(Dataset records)
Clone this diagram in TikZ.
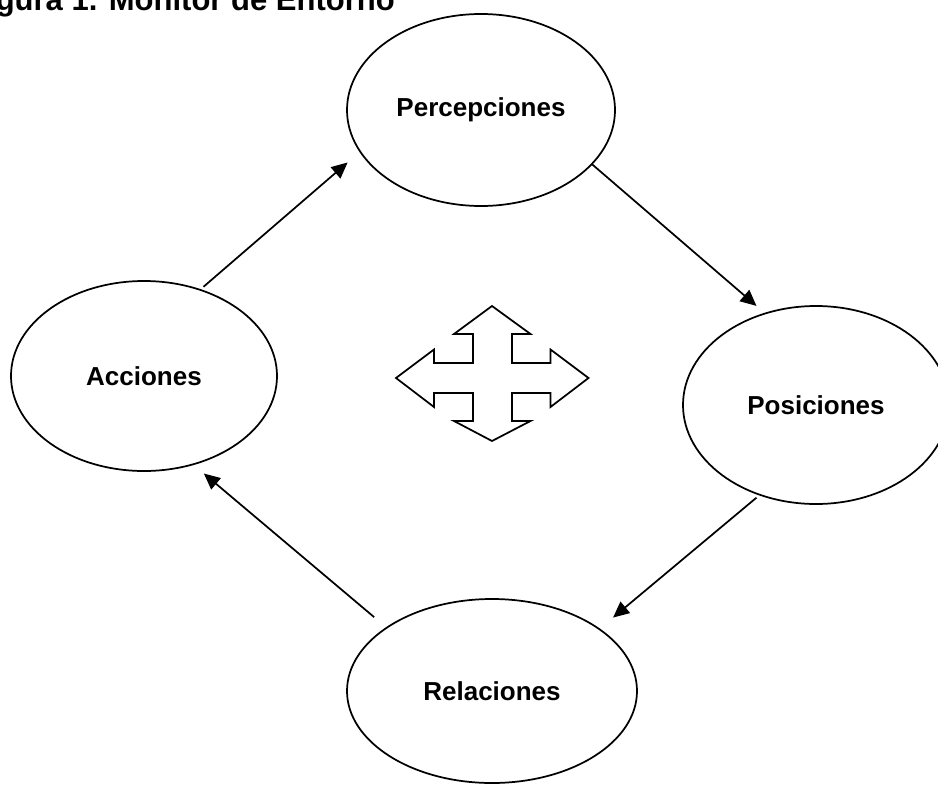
\documentclass[tikz,border=0pt]{standalone}
\usepackage{fontspec}
\setmainfont{Liberation Sans}
\usetikzlibrary{shapes.geometric,arrows.meta}
\tikzset{
  ovalbox/.style={draw, ellipse, line width=1.3pt, inner sep=0pt, outer sep=0pt,
    font=\fontsize{19.5}{23}\selectfont\bfseries},
  flowarrow/.style={line width=1.3pt, -{Triangle[length=12pt,width=11pt]}},
  crossarrow/.style={draw, line width=1.3pt, line join=miter, fill=white}
}
\begin{document}
\begin{tikzpicture}[x=0.75pt,y=-0.75pt]
\useasboundingbox (0,0) rectangle (938,785);
\node[anchor=base east, font=\fontsize{23.25}{27}\selectfont\bfseries, inner sep=0pt] (title) at (395,10) {Figura 1. Monitor de Entorno};
\node[ovalbox, minimum width=201pt, minimum height=144pt] (perc) at (481,110) {Percepciones};
\node[ovalbox, minimum width=199.5pt, minimum height=142.5pt] (acc) at (144,376) {Acciones};
\node[ovalbox, minimum width=199.5pt, minimum height=148.5pt] (pos) at (816,405) {Posiciones};
\node[ovalbox, minimum width=217.5pt, minimum height=138pt] (rel) at (492,691) {Relaciones};
\draw[flowarrow, shorten <=3.5pt, shorten >=12.5pt] (acc.57.1) -- (perc.199.1);
\draw[flowarrow, shorten >=8.7pt] (perc.334.3) -- (pos.119.25);
\draw[flowarrow, shorten <=3.4pt, shorten >=13.5pt] (pos.238.1) -- (rel.30.2);
\draw[flowarrow, shorten <=12.3pt, shorten >=10.7pt] (rel.149.7) -- (acc.299.7);
\path[crossarrow] (492,306) -- (530.5,334) -- (512,334) -- (512,363) -- (550.5,363) -- (550.5,349.5)
  -- (588.5,378) -- (550.5,407) -- (550.5,393) -- (512,393) -- (512,421) -- (530.5,421)
  -- (492,441) -- (454,421) -- (473,421) -- (473,393) -- (434,393) -- (434,407)
  -- (396,378) -- (434,349.5) -- (434,363) -- (473,363) -- (473,334) -- (454,334) -- cycle;
\end{tikzpicture}
\end{document}
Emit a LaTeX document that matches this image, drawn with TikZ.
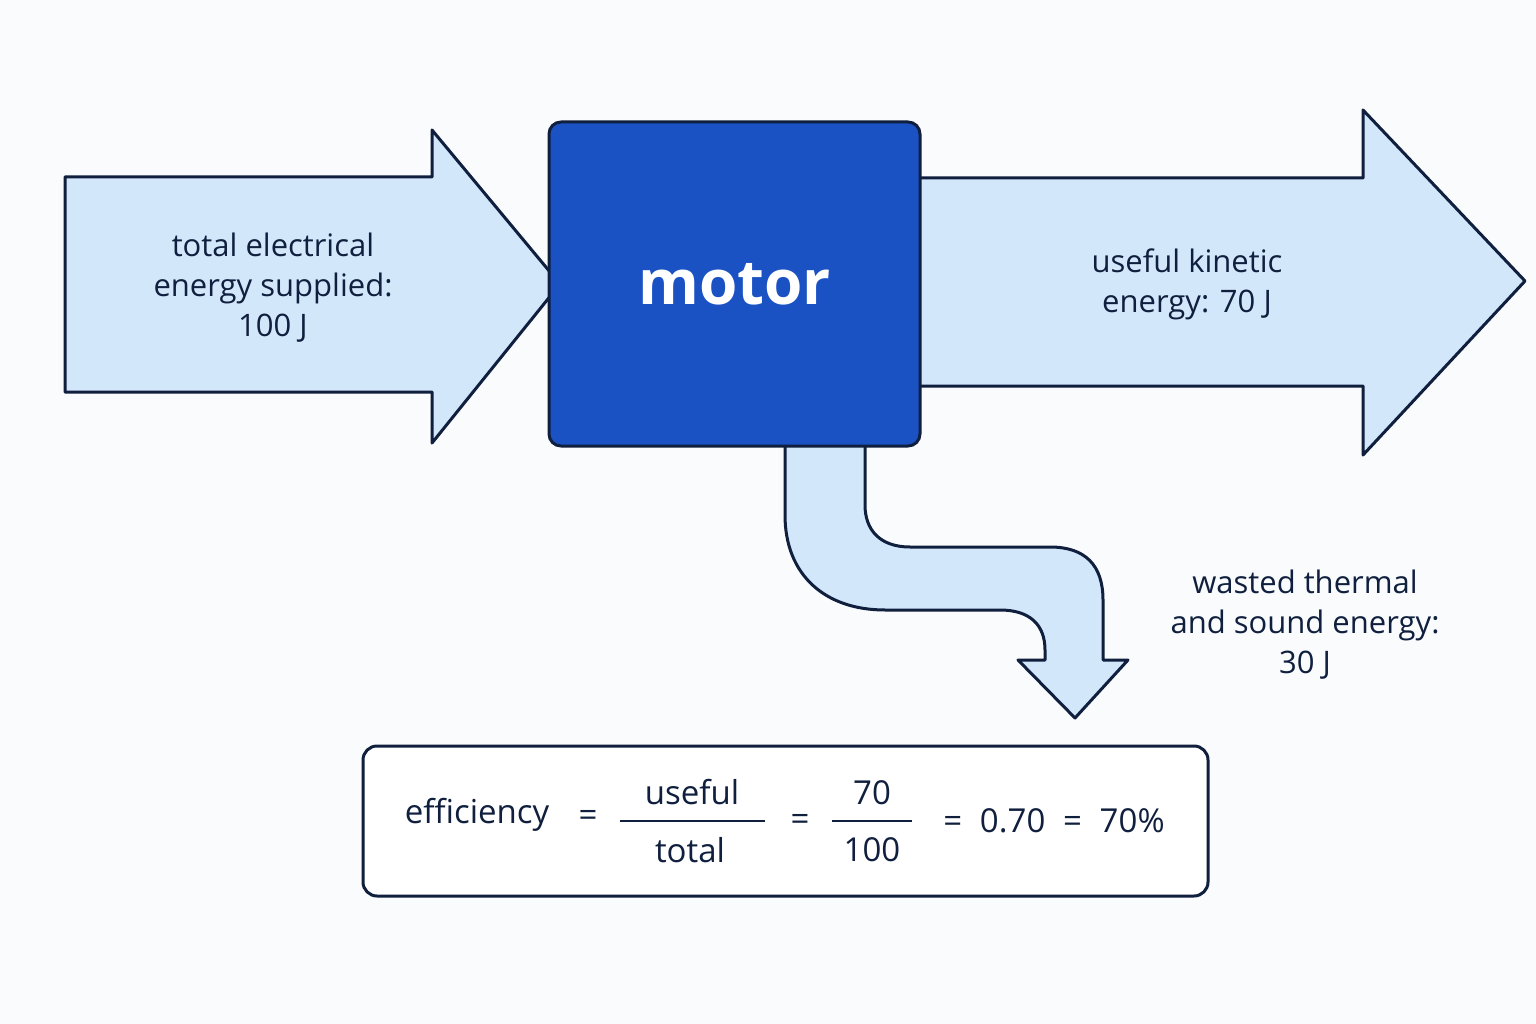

What is asked - Replicate the material above verbatim; images stay out of the copy.

Expected output -
Clone this diagram in TikZ.
\documentclass[tikz,border=0pt]{standalone}
\usepackage{fontspec}
\setmainfont{Liberation Sans}
\usetikzlibrary{shapes.geometric,arrows.meta}
\tikzset{
  ovalbox/.style={draw, ellipse, line width=1.3pt, inner sep=0pt, outer sep=0pt,
    font=\fontsize{19.5}{23}\selectfont\bfseries},
  flowarrow/.style={line width=1.3pt, -{Triangle[length=12pt,width=11pt]}},
  crossarrow/.style={draw, line width=1.3pt, line join=miter, fill=white}
}
\begin{document}
\begin{tikzpicture}[x=0.75pt,y=-0.75pt]
\useasboundingbox (0,0) rectangle (938,785);
\node[anchor=base east, font=\fontsize{23.25}{27}\selectfont\bfseries, inner sep=0pt] (title) at (395,10) {Figura 1. Monitor de Entorno};
\node[ovalbox, minimum width=201pt, minimum height=144pt] (perc) at (481,110) {Percepciones};
\node[ovalbox, minimum width=199.5pt, minimum height=142.5pt] (acc) at (144,376) {Acciones};
\node[ovalbox, minimum width=199.5pt, minimum height=148.5pt] (pos) at (816,405) {Posiciones};
\node[ovalbox, minimum width=217.5pt, minimum height=138pt] (rel) at (492,691) {Relaciones};
\draw[flowarrow, shorten <=3.5pt, shorten >=12.5pt] (acc.57.1) -- (perc.199.1);
\draw[flowarrow, shorten >=8.7pt] (perc.334.3) -- (pos.119.25);
\draw[flowarrow, shorten <=3.4pt, shorten >=13.5pt] (pos.238.1) -- (rel.30.2);
\draw[flowarrow, shorten <=12.3pt, shorten >=10.7pt] (rel.149.7) -- (acc.299.7);
\path[crossarrow] (492,306) -- (530.5,334) -- (512,334) -- (512,363) -- (550.5,363) -- (550.5,349.5)
  -- (588.5,378) -- (550.5,407) -- (550.5,393) -- (512,393) -- (512,421) -- (530.5,421)
  -- (492,441) -- (454,421) -- (473,421) -- (473,393) -- (434,393) -- (434,407)
  -- (396,378) -- (434,349.5) -- (434,363) -- (473,363) -- (473,334) -- (454,334) -- cycle;
\end{tikzpicture}
\end{document}
Emit a LaTeX document that matches this image, drawn with TikZ.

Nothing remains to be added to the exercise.